Lens 13 · Devil's Advocate (short-seller)
Dismantling the bull case:
- How the money breaks: 57% fixed-price revenue means one mis-estimated mega-job (datacenter electrical scope or a clean-energy/765 kV line) can vaporize a quarter's profit via percentage-of-completion catch-up — demonstrated in 2024 (net loss quarter) and demonstrated at Primoris in June 2026 (−40% in a day). The bulls are paying 43x forward for a business model whose single largest line item carries unhedged cost-overrun risk.
- Revenue concentration / shift: the growth is concentrated in C&I datacenter + water (and the thematic premium is concentrated in datacenters specifically). If hyperscaler capex digests/slows, the highest-growth, highest-multiple part of the story stalls — and C&I is already 65% of backlog.
- Moat weaker than bulls think: the "moat" is bonding capacity, safety record and relationships — replicable by Quanta (10x larger), IES, MasTec and PRIM, all chasing the same datacenter/grid dollars. Pricing power is a current tight-capacity phenomenon, not a durable barrier.
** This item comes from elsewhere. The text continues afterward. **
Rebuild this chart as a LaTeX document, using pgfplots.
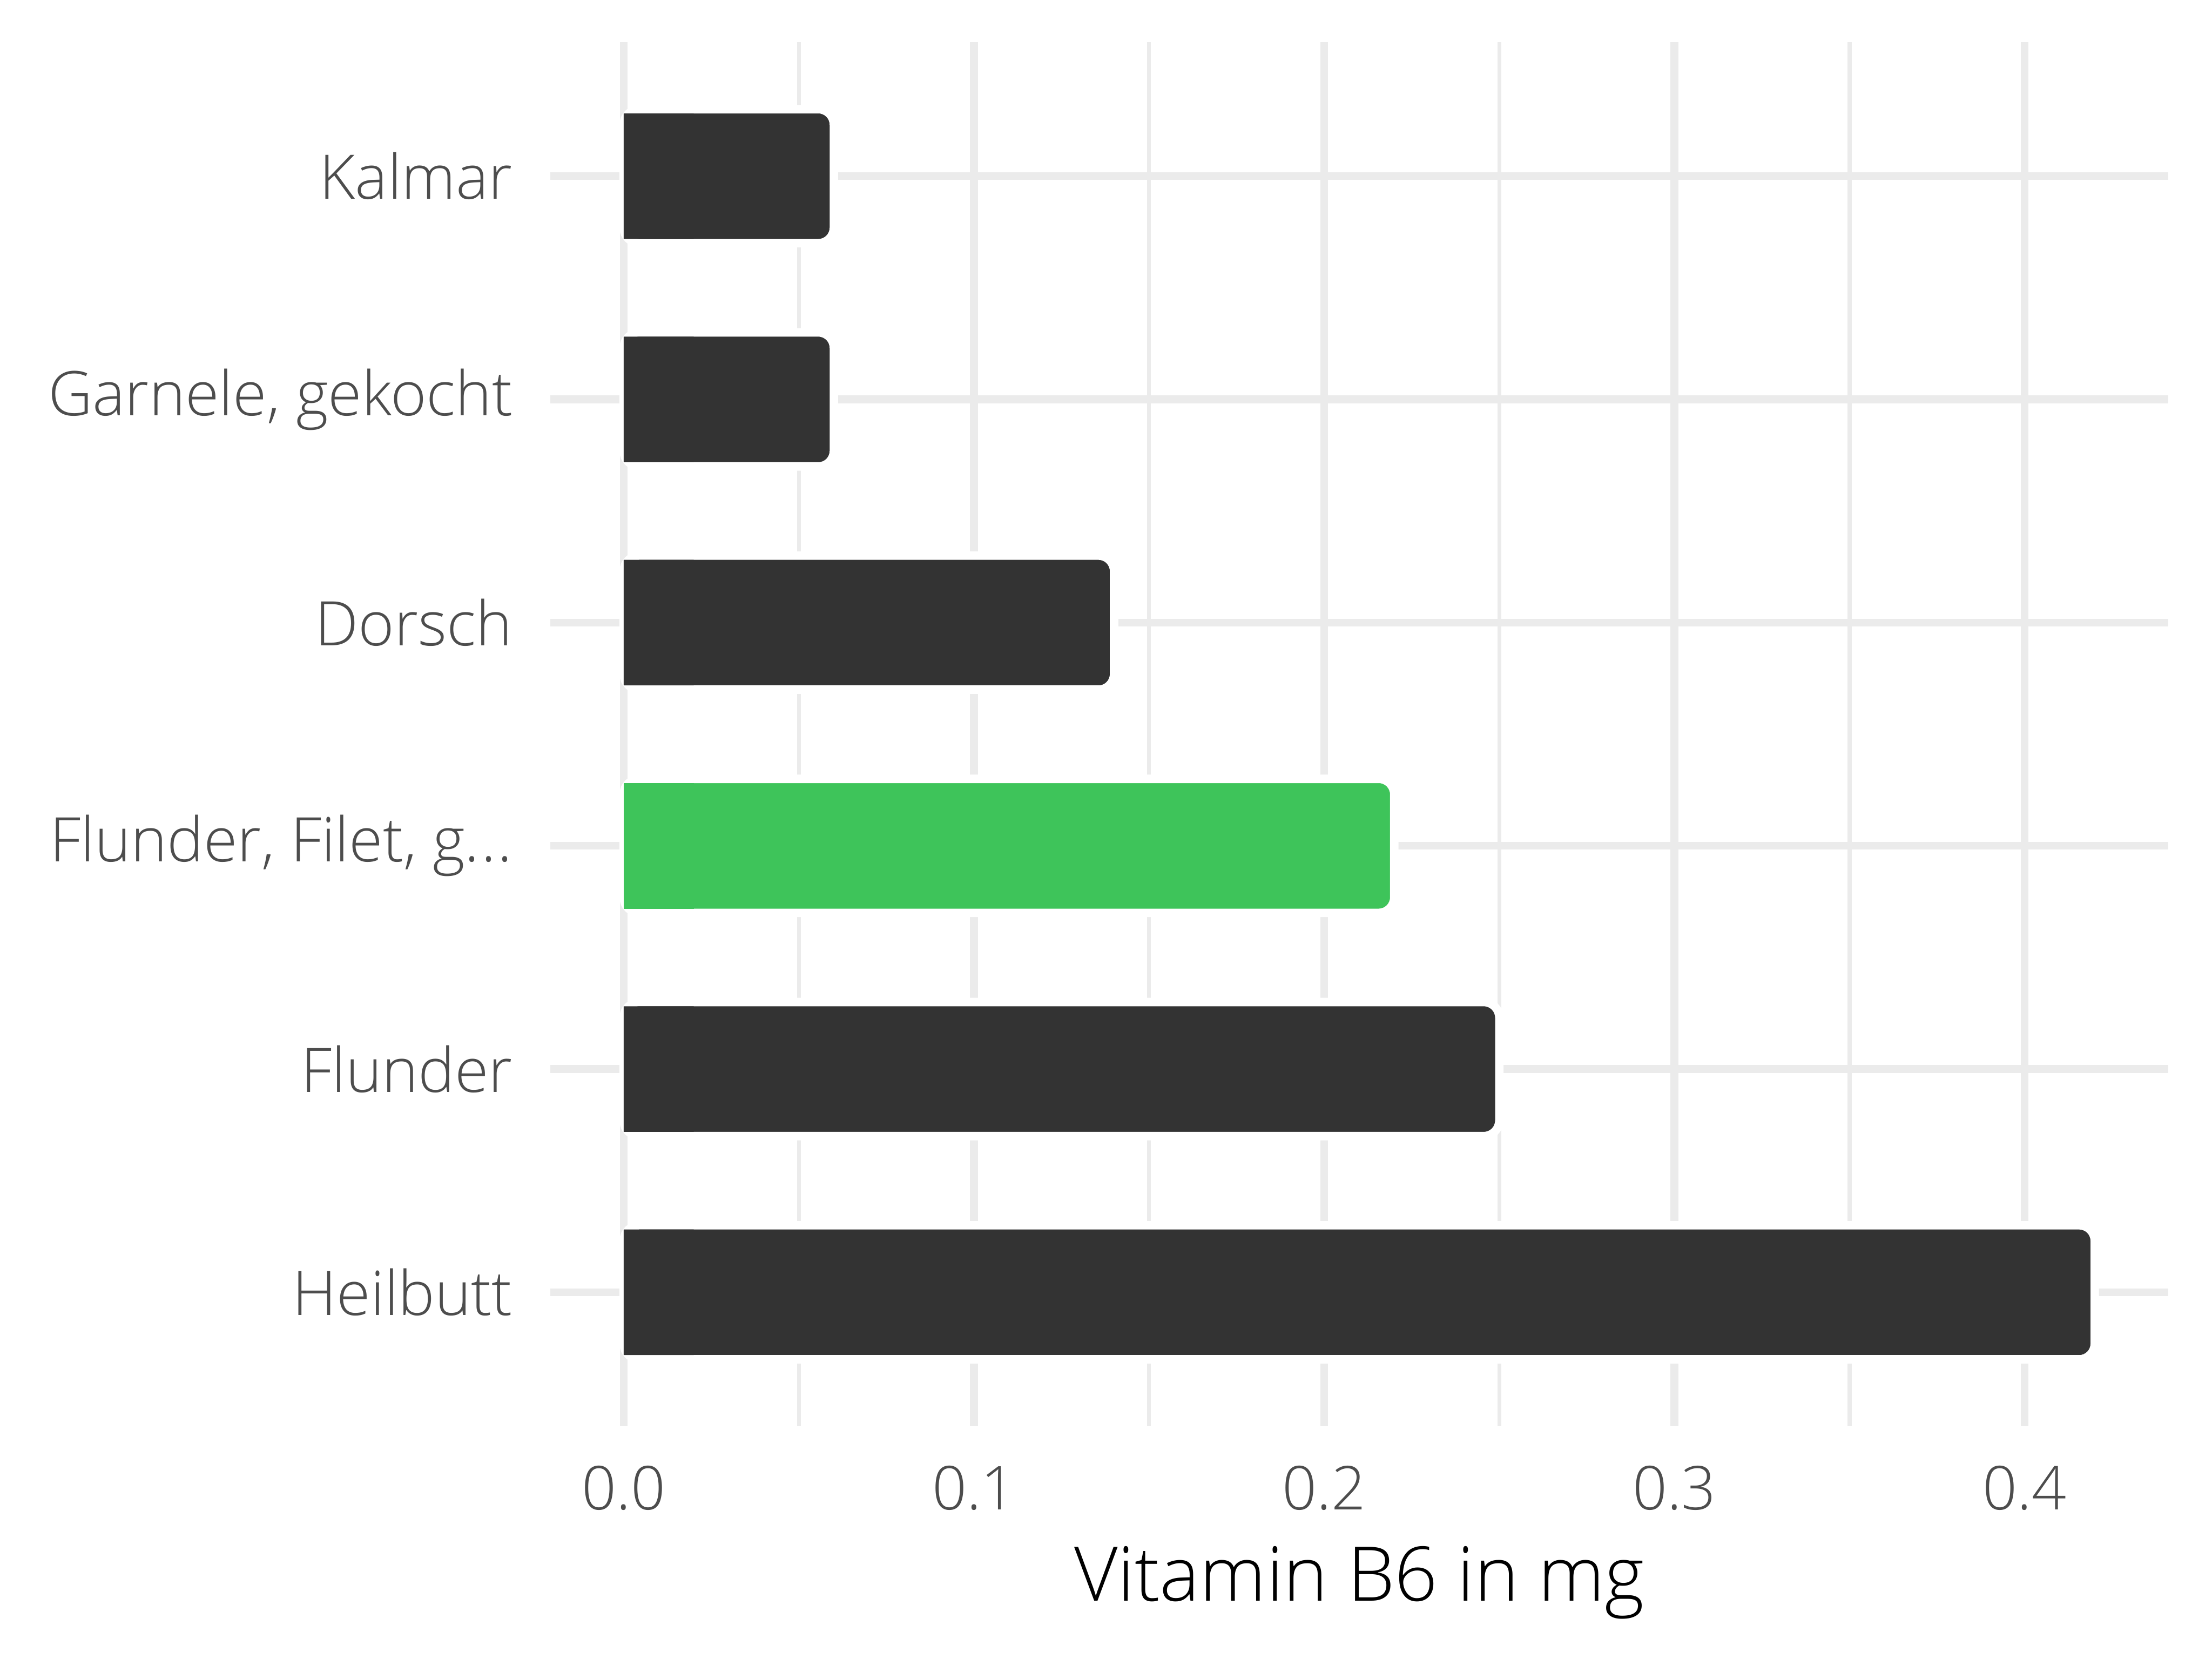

When capacity catches up, the 6-11% margin bands compress.
- Most dangerous competitor bulls underestimate: Quanta (PWR) — vastly larger, more diversified, deeper utility relationships, and able to outbid/outresource MYRG on the biggest jobs while absorbing a bad project without printing a loss. Also IES (38.5% ROE) on the C&I/datacenter side.
- Worst capital-allocation / accounting concerns: none egregious — but watch the recurring "changes in estimates" that swing EPS by $0.36-$0.39 a quarter (and far more annually); these are the legal, GAAP mechanism by which fixed-price optimism flatters or hammers a print. Canada's chronic losses ($-19.8M FY25) are value destruction left unaddressed.
- What must hold for $501: (a) the new 6-11% margin bands are permanent, not peak; (b) no large project write-down through 2027; (c) the AI-datacenter capex theme stays hot and the market keeps paying a 40x+ multiple; (d) revenue compounds ~12%+. All four must hold. Break any one and the sell-side $287-320 (or worse) becomes the gravity.
- If growth disappoints 20-30%: revenue ~$3.3-3.5B with margin reversion to ~5% → EPS back toward $6-7 (FY2024-ish territory); at a re-rated 20-25x contractor multiple that's a $120-175 stock — a 65-75% drawdown from $501. That is the asymmetry the current price ignores.
- Single scenario that permanently impairs: a multi-hundred-million fixed-price datacenter or clean-energy job that goes catastrophically over (litigation + reputational hit with a hyperscaler) in a cooling-capex environment — plausible enough that it has a recent precedent in the company itself and a same-month precedent in a direct peer. Not base case, but materially more likely than a 43x multiple implies.
Lens 14 · Management Questions (15, ordered by information value)
- Of the new 6-9% (C&I) and 8-11% (T&D) operating-margin bands, how much is durable structural improvement (terms, prefab, kitting) versus a cyclical tight-capacity pricing window — and what do those bands look like if industry capacity catches demand in 2027-28?
- What is your largest single fixed-price project by contract value today, in what end-market (datacenter? 765 kV clean energy?), and what is the worst-case P&L exposure if it overruns — i.e., how do you ensure 2024 (or Primoris's 2026) does not repeat?
- Walk through exactly what failed on the 2024 clean-energy T&D and C&I problem projects — root cause — and which specific controls now make that a one-time event rather than a cycle feature.
- What precise % of revenue and of backlog is data center today, and what is your hard ceiling on datacenter concentration given you said you "don't want 100% of resources just doing data centers"?
- Canada has lost money two years running (−$19.8M FY2025). What is the plan — fix, shrink, or exit — and by when?
- With $160M+ net cash, rank your capital-allocation priorities at today's $500 share price: organic capex, M&A multiples you'd pay, or buybacks (you bought at $117 — would you buy here)?
- How much of the FY2026 12% revenue guide is in backlog/contracted versus dependent on book-and-burn and not-yet-awarded large transmission?
- On the "765 kV opportunities mid next year" — what is the realistic award size, timing, and your win-probability, and how concentrated is the risk in a single owner/utility?
- How are you pricing/structuring fixed-price datacenter scopes differently now (escalators, shared-risk, T&E conversion) to avoid taking commodity/labor inflation on the chin?
- What is craft-labor availability doing to your ability to convert this record backlog — is the binding constraint now linemen/electricians rather than awards (the "labor trap")?
- How should we think about normalized ROIC/ROE through a full cycle, given it ran ~4.5% in 2024 and ~18% in 2025?
- What share of contract receivables is retainage/costs-in-excess-of-billings, and how is collection risk trending with hyperscaler vs utility vs GC counterparties?
- How exposed is the cost base to copper/steel/transformer lead times, and what's contractually passed through vs absorbed?
- What's your M&A pipeline ("high-quality companies") — what capabilities or geographies are you buying, and at what EBITDA multiples, without overpaying into a hot market?
- What would have to go wrong for FY2027 EPS to come in below FY2025's $7.53 — i.e., what's the realistic downside scenario you plan against?